JS: I mostly don't [Laughs.] I tell them they have to see it to believe it. I describe it as an English farce with music in it. Alan told me when he sat down to write it, he, of course, read all the books and all the stories, and he assumed the character of P.G. Wodehouse. Like he was acting a role, as if he were P.G. Wodehouse. I think he captured the tone beautifully throughout the play.
PBOL: Did you read the books?
JS: When I auditioned for this in 1996, I had never read any of them. My first audition they wanted me to sing an English music hall song, and of course I didn't know any. I read a scene and they asked me if I read the books, and they said, "Why don't you pick up one of the books and we'll have you read for Alan next week..." I picked up one of the books, and I started laughing as I was reading it. I really responded to it immediately. I auditioned for Alan the next week. His audition process is really interesting. He actually reads the scene with you, he doesn't have a reader. I read the first scene with him and he said, "Thank you." I thought, "I didn't get that." PBOL: There was a West End staging in 1996, just before the first American staging at Goodspeed. Did you get the sense that Alan was allowing the American cast to play and experiment and explore?
PBOL: Was business created here?
JS: Yes, definitely. The basic structure of it was there.
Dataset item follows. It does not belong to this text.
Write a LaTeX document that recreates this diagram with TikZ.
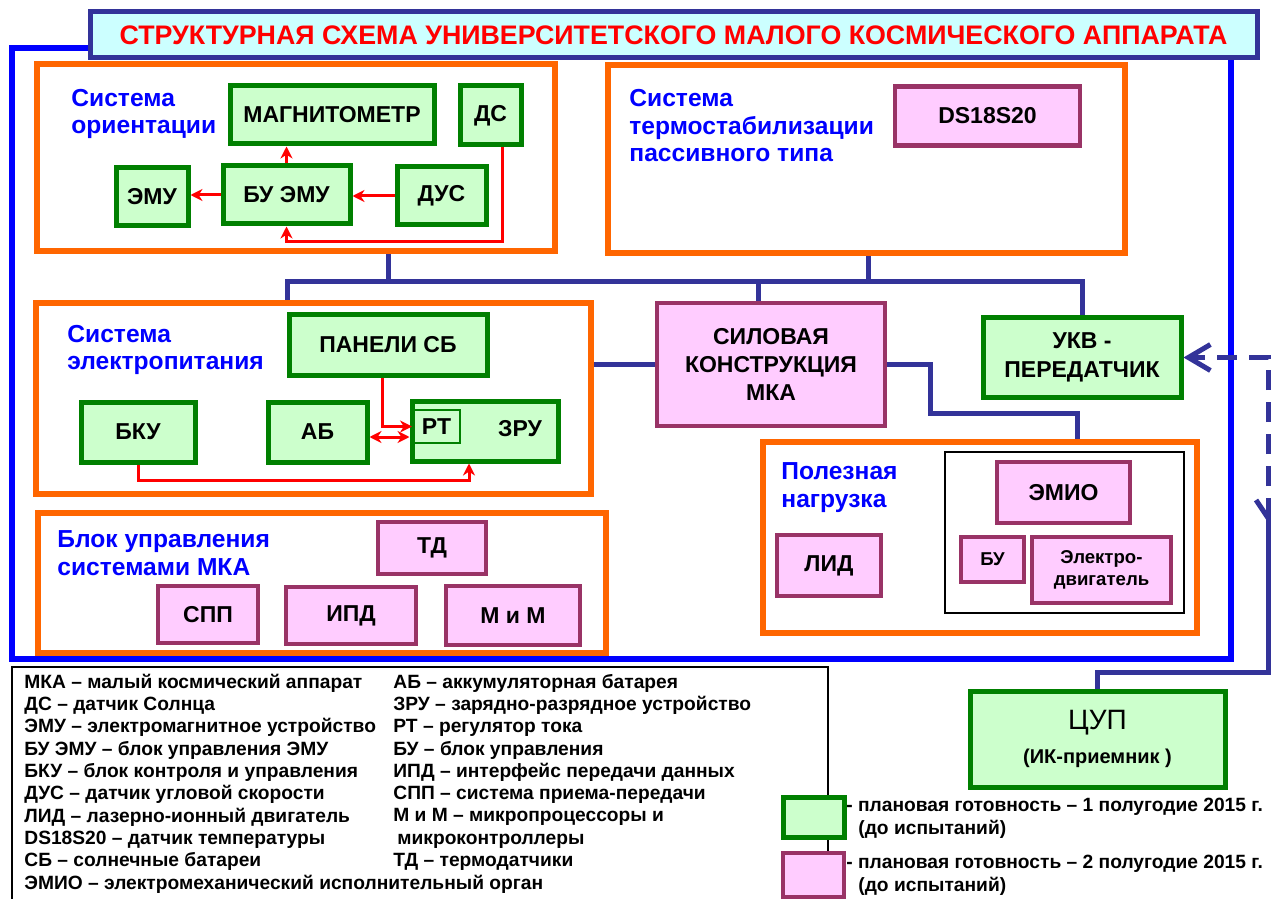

Because we've played so many different theatres [Goodspeed, the Geffen, the Kennedy Center, Pittsburgh Public Theatre], it was specific to each theatre. Alan came back each time a re-directed it and re staged it. Basic things stayed the same. But there were huge sections that changed quite a bit. When we started at Goodspeed, we had a different opening number than we have now and it was a different opening number than they had in England. He went back to England and put our new opening number into their production. The amazing thing about Alan's direction is that he's a very gentle director, he kind of coaxes stuff out of you. You're almost unaware that it's happening. All the sudden, you come up with this performance, you almost don't know where it came from. He was gently guiding you all the way. I love working with him.
PBOL: He's not a bully.
JS: No, no, no. And he could be, 'cause he's a knight, y'know.
PBOL: The world of Wodehouse is kind of foreign to Americans. How did you find your way into it, style wise?
JS: I read a lot of the books, I actually looked at a lot of the "Jeeves and Wooster" [TV] series with Hugh Laurie and Stephen Fry. I think because I responded to the material so much, I think I just kind of "got" it. I didn't read the script until five days before we went into rehearsal in Connecticut. They didn't get me a script because certain things had changed. Of course, when I read the script I was a little panicked because I kept turning the page and seeing BERTIE, BERTIE, BERTIE. I thought, Oh, my God! I think it was a combination of reading the books, looking at that series, and in college doing The Importance of Being Earnest and getting a sense of the style and the period. Once you're in rehearsal, it's about being in the process, moment to moment.
PBOL: Where did you grow up?
JS: In Buffalo, New York. When I was 11, I was in a [Buffalo Studio Arena Theatre] production of Peter Pan with Bonnie Franklin. I played one of the lost boys, Slightly Soiled — the dirty one. When I was in junior high school and high school, I started ushering down at the Studio Arena. I remember when they did a show called Sunset, with Alexis Smith. I remember I saw it like 10 times.